If there is an alternative type of hardware I would also be interested in that too.


----------



## davem62 (31 Dec 2012)

hi terry
have you thought of just buying the cast wheels and threaded bar ,i'm sure it would work out a lot cheaper,as the moxon vice kit on ebay is £116 plus postage.There is a site called wds machine parts that sell a variety of hand wheels and 18mm threaded bar shouldn't be that hard to find,
hth dave


----------



## houtslager (31 Dec 2012)

hmmmmmm interesting post there Dave, have you a link for them?

K


----------



## MickCheese (31 Dec 2012)

This is probably them

http://www.wdsltd.co.uk/products/Machine-Parts/

Mick


----------



## marcros (31 Dec 2012)

houtslager":9dmf732n said:


> hmmmmmm interesting post there Dave, have you a link for them?
> 
> K



i looked into this, for a leg vice. it was certainly cost effective- i may even get round to doing it one of these days.

there is a bench build thread on here somewhere by escudo where he did recreate the bench crafted product.

18mm threaded bar may work for a moxon. the alternative is to find a trapeziodal tap on ebay and some matching screw. IIRC the taps are expensive, but some from the supplier are sold on auction format. you could even buy a couple of nuts and epoxy them to your cast wheels, meaning that you only need to drill a straight forward hole in the cast. by drill, i know little of metal work, it may need something different- milling/reaming????

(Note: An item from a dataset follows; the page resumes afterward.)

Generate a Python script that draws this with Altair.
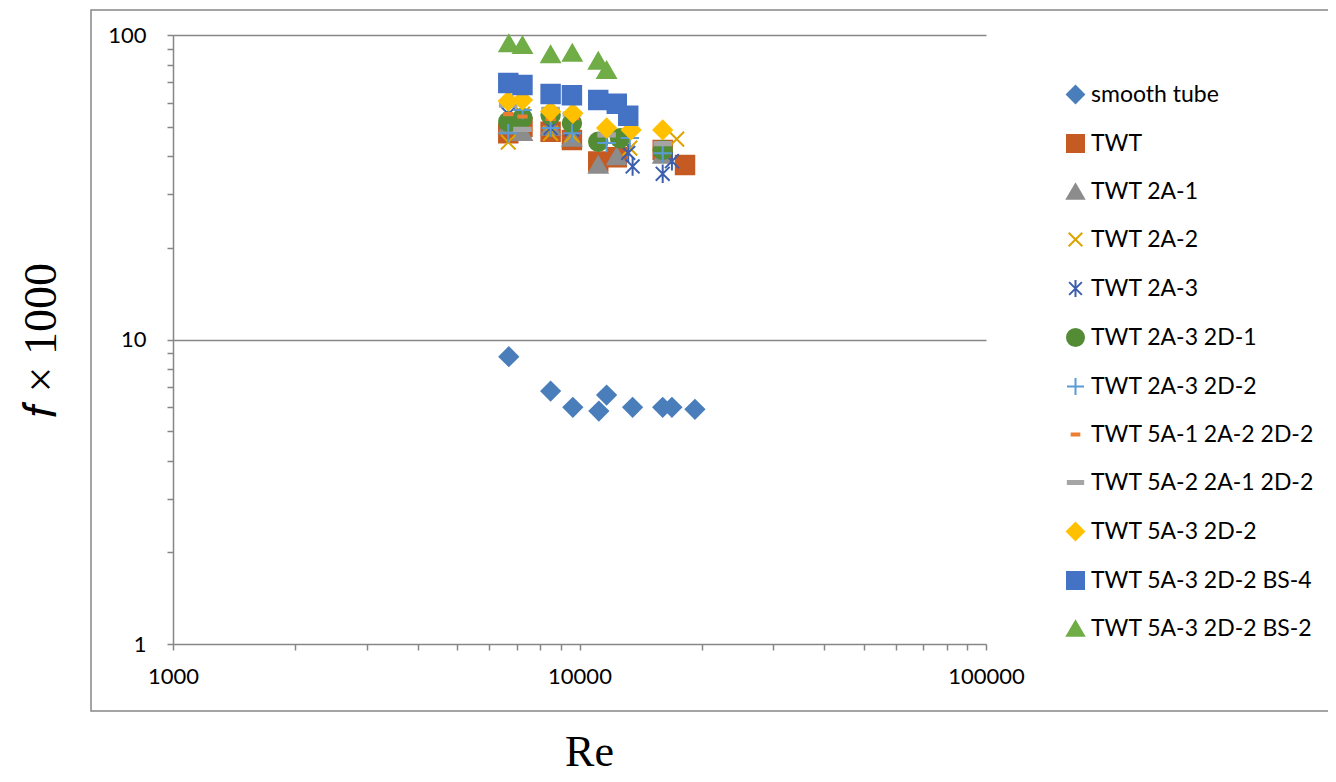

little machine shops will be your friend rather than anywhere too "retail"


----------



## marcros (31 Dec 2012)

http://www.berger-tools.co.uk/category. ... egoryID=16 was worth a look. bit of a faf to get prices, but they were cheaper when i did.

you will probably need the weight of cast to be able to close the vice with a wheel of fortune type spin of the handwheel.


----------



## Fromey (31 Dec 2012)

Snap! I was looking into this just the other day. terrymck, if you come up with some sources, perhaps a group order might get a discount? I'll investigate at my local engineering firm in the New Year.


----------



## katellwood (31 Dec 2012)

I've done it with some M20 studding and a couple of cast iron handwheels i found on ebay.

Not fitted them yet as have been too busy and plan to build a new bench first 

I also sourced some M20 stud connectors and half nuts for fixing to the back piece of the Moxon

I drilled the handwheels out on the lathe then tapped them M20 (I know it sounds like a large thread to cut by hand however in cast iron its not hard at all)

Ive also purchased some larger wheels as well but as yet they have not been drilled 

the sheeting bolts are in there as there was a M6 thread for handles 

And they do spin like the ones on the benchcrafted video's even though they are not an acme thread

Take a look 



























http://www.ebay.co.uk/itm/Assembly-5-16 ... 5aec7b538a

However i'm sure I didnt pay that much


----------



## Andy RV (1 Jan 2013)

I was also looking at the bench crafted hardware the other day. 

I've just registered at the Berger site, a 125mm cast iron handwheel is £13.86 including VAT.
This is the wheel: http://www.berger-tools.co.uk/series.asp?CategoryID=16&SeriesID=69&PartID=8168 The boss dia is 28mm which should give enough wall thickness to take a 3/4" thread, the bore would require machining to the tapping size. 

A 3/4" acme tap is approx £30.00 from RDG tools, a full set of metric M20 taps, 1st, 2nd and plug is £17.00, i'd imagine that M20 studding is easier to come across than 3/4" acme. 

500mm of M20 studding is £9.00 from ebay which should be long enough for two screws, plus a couple of nuts you could have the moxon hardware for around £60 plus the machining. And if you're getting the machining done it may work out easier and cheaper to have them tap it as well since they should have to taps. 

I'm tempted now! :ho2


----------